Main points to consider:
the throughput is constant, I don’t need random access to data, I can guarantee I’m starting to write to a completely empty device and every new block of data will be written exactly after the previous ended.

What if the data striping will be handled by the user’s program ? A block of PCIe data (of constant size) will be split into a number of files (equal to the number of physical SSD device) with all files written simultaneously - each to its matching SSD. And everything handled by the user’s program.

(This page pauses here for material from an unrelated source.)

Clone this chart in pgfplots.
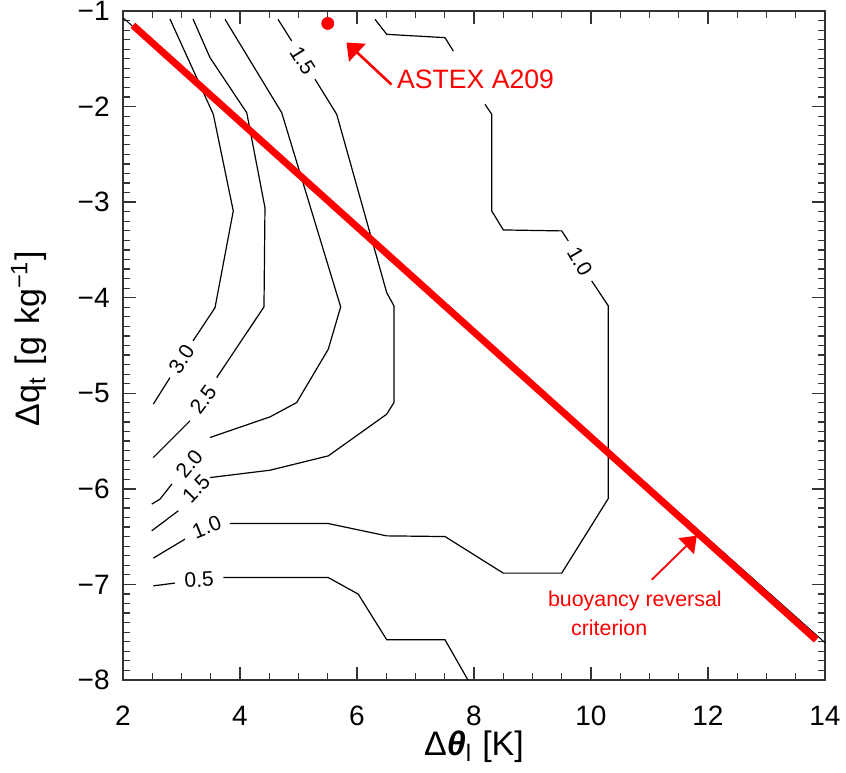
\documentclass[border=0pt]{standalone}
\usepackage{pgfplots}
\pgfplotsset{compat=1.18}
\usepackage{fontspec}
\setmainfont{Liberation Sans}
\usetikzlibrary{arrows.meta}
\definecolor{pred}{RGB}{255,0,0}
\begin{document}
\begin{tikzpicture}
\begin{axis}[
  name=ax,
  width=351pt, height=334.5pt, scale only axis,
  xmin=2, xmax=14, ymin=-8, ymax=-1,
  xtick={2,4,6,8,10,12,14},
  xticklabels={2,4,6,8,10,12,14},
  ytick={-8,-7,-6,-5,-4,-3,-2,-1},
  yticklabels={−8,−7,−6,−5,−4,−3,−2,−1},
  minor x tick num=3, minor y tick num=9,
  tick pos=both, tick align=inside,
  major tick length=6.5pt, minor tick length=3.5pt,
  axis line style={line width=0.6pt, draw=black!80},
  major tick style={line width=0.7pt, draw=black!80},
  minor tick style={line width=0.6pt, draw=black!80},
  tick label style={font=\fontsize{14}{16}\selectfont, inner sep=0pt},
  xticklabel style={yshift=-13pt},
  yticklabel style={xshift=-6.5pt},
  xlabel={Δ\textbf{\textit{θ}}\textsubscript{l}\hspace{0.3em}[K]},
  ylabel={Δq\textsubscript{t}\hspace{0.35em}[g\hspace{0.35em}kg\textsuperscript{−1}]},
  every axis x label/.style={at={(axis description cs:0.5,-0.1)}, anchor=center, inner sep=0pt, font=\fontsize{17}{20}\selectfont},
  every axis y label/.style={at={(axis description cs:-0.134,0.51)}, rotate=90, anchor=center, inner sep=0pt, font=\fontsize{17}{20}\selectfont},
]
% contour 3.0
\addplot[black, line width=0.6pt] coordinates {(2.803,-1.084) (3.544,-2.081) (3.885,-3.092) (3.573,-4.104) (3.197,-4.452)};
\addplot[black, line width=0.6pt] coordinates {(2.803,-4.836) (2.518,-5.114)};
% contour 2.5
\addplot[black, line width=0.6pt] coordinates {(3.197,-1.084) (3.487,-1.488) (4.115,-2.064) (4.427,-3.058) (4.410,-4.096) (3.602,-4.836)};
\addplot[black, line width=0.6pt] coordinates {(3.145,-5.289) (2.518,-5.673)};
% contour 2.0
\addplot[black, line width=0.6pt] coordinates {(3.744,-1.087) (4.713,-2.064) (5.721,-4.096) (5.509,-4.539) (4.969,-5.097) (4.513,-5.247) (3.487,-5.463)};
\addplot[black, line width=0.6pt] coordinates {(2.838,-5.948) (2.632,-6.108) (2.491,-6.160)};
% contour 1.5
\addplot[black, line width=0.6pt] coordinates {(4.650,-1.087) (4.884,-1.314)};
\addplot[black, line width=0.6pt] coordinates {(5.282,-1.714) (5.653,-2.081) (6.508,-3.947) (6.632,-4.086) (6.632,-5.097) (6.508,-5.219) (5.509,-5.655) (4.513,-5.805) (3.487,-5.882)};
\addplot[black, line width=0.6pt] coordinates {(2.945,-6.230) (2.491,-6.439)};
% contour 1.0
\addplot[black, line width=0.6pt] coordinates {(6.308,-1.087) (6.508,-1.244) (7.504,-1.279) (7.646,-1.418)};
\addplot[black, line width=0.6pt] coordinates {(8.188,-1.976) (8.303,-2.081) (8.303,-3.092) (8.501,-3.291) (9.499,-3.301) (9.612,-3.406)};
\addplot[black, line width=0.6pt] coordinates {(10.012,-3.824) (10.296,-4.086) (10.296,-6.101) (9.499,-6.882) (8.501,-6.882) (7.504,-6.499) (6.508,-6.492) (5.509,-6.363) (3.829,-6.363)};
\addplot[black, line width=0.6pt] coordinates {(3.060,-6.526) (2.518,-6.725)};
% contour 0.5
\addplot[black, line width=0.6pt] coordinates {(2.518,-7.015) (2.889,-6.986)};
\addplot[black, line width=0.6pt] coordinates {(3.715,-6.928) (5.509,-6.928) (6.022,-7.102) (6.508,-7.579) (7.504,-7.579) (7.990,-8.1)};
% contour labels
\node[rotate=57, font=\fontsize{10.5}{12}\selectfont] at (axis cs:3.00,-4.64) {3.0};
\node[rotate=53, font=\fontsize{10.5}{12}\selectfont] at (axis cs:3.37,-5.07) {2.5};
\node[rotate=50, font=\fontsize{10.5}{12}\selectfont] at (axis cs:3.13,-5.74) {2.0};
\node[rotate=46, font=\fontsize{10.5}{12}\selectfont] at (axis cs:3.25,-6.00) {1.5};
\node[rotate=22, font=\fontsize{10.5}{12}\selectfont] at (axis cs:3.43,-6.40) {1.0};
\node[rotate=3, font=\fontsize{10.5}{12}\selectfont] at (axis cs:3.30,-6.95) {0.5};
\node[rotate=-58, font=\fontsize{10.5}{12}\selectfont] at (axis cs:5.07,-1.52) {1.5};
\node[rotate=-60, font=\fontsize{10.5}{12}\selectfont] at (axis cs:9.81,-3.62) {1.0};
% buoyancy reversal criterion line
\addplot[black, line width=0.5pt] coordinates {(2,-1.07) (14,-7.61)};
\addplot[pred, line width=3.5pt] coordinates {(2.17,-1.15) (13.85,-7.58)};
% ASTEX A209
\addplot[only marks, mark=*, mark size=3pt, pred] coordinates {(5.50,-1.13)};
\addplot[pred, line width=1.3pt, -{Triangle[length=7.5pt,width=12pt]}] coordinates {(6.59,-1.77) (5.82,-1.33)};
\node[anchor=west, text=pred, inner sep=0pt, font=\fontsize{13.3}{15}\selectfont] at (axis cs:6.68,-1.71) {ASTEX A209};
% buoyancy arrow and text
\addplot[pred, line width=0.9pt, -{Triangle[length=7.5pt,width=11pt]}] coordinates {(11.04,-6.95) (11.81,-6.49)};
\node[text=pred, inner sep=0pt, font=\fontsize{10.7}{12}\selectfont] at (axis cs:10.75,-7.17) {buoyancy reversal};
\node[text=pred, inner sep=0pt, font=\fontsize{10.7}{12}\selectfont] at (axis cs:10.31,-7.45) {criterion};
\end{axis}
\path ([xshift=-61.5pt,yshift=-46.5pt]ax.south west) rectangle ([xshift=10.5pt,yshift=5.5pt]ax.north east);
\end{tikzpicture}
\end{document}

Greg_E · December 27, 2024, 10:22pm

You are getting into areas that are far outside the normal IT areas, so I have a feeling there isn’t going to be much more anyone can suggest. The idea of having the capture tool split the data onto storage is definitely a method that could be done, you might even use this to break up the spectra into different drives. A lot of this depends on how the data is handled in the capture card. Breaking it up across the drives might also let you stay closer to cache sizes and the fast speeds, but it still suggests that data rates are high no matter what you do.

And thinking about this, assuming the capture card is only a single slot, you are dealing with 16x lanes for capture, so 16x lanes worth of storage should be close to fast enough, you might prototype this with 4 drives, but for things that can’t be lost, 4 mirrors (or more) are probably best. I don’t think a conventional raid 5+ system is going to be the winner here, but more drives equal faster speeds to a point.

A twist to this might be, can you get a mainboard/processor that supports like 30 TB of RAM? Even DDR4 will be faster than storage and cheaper than DDR5, then bleed that off to fast storage and network out to huge but slower storage. Might be feature creep and budget bloat, but should be a workable solution.